Is it just me or are you a girl? no causeing a problem but im reading it over and over trying to wonder is it just me?


----------



## bigredjeep (Jul 12, 2007)

that girl sounds like a whore. if i were u i wouldnt sweat it. if you were to get in a sexual relationship with a girl who "moves around" like that about the only things you would get out of it is drama, and herpes. IMO you shouldnt get down on the little things, have as much protected, and no connections sex as you can while your still young, and eventualy youll meet someone who is right for you and is herpes free. I got in arelationsjip young (well im only 20, but got in a relationsip at 18) but now i cant leave it. its like a chained ankle, you can only wander a few feet, and its noticable at the worst times...so dont get down on yourself, focus on the more important things in life, such as school and family and friends, the GF willcome next!


----------



## Xenon (Nov 15, 2002)

You are too nice.
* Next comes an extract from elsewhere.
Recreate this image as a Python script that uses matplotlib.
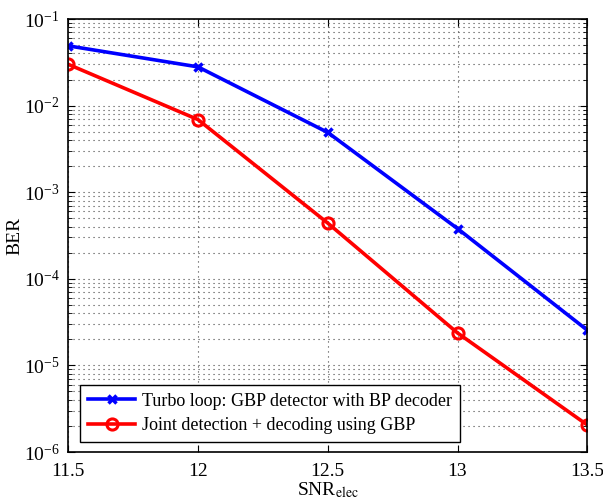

Stop talking about puppy dogs and ice cream.


----------



## Rick james (May 2, 2006)

Xenon said:


> You are too nice. Stop talking about puppy dogs and ice cream.


I am going to have to agree.


----------



## dalyhawk (Apr 30, 2007)

mori0174 said:


> Start being a dick. It really works; I know from experience. What you are describing used to happen to me to a lesser extent, and now it never does. You cant be the guy who is there for them all the time. You have to be the guy they need to be around. Make yourself less available and don't be so damn nice all the time.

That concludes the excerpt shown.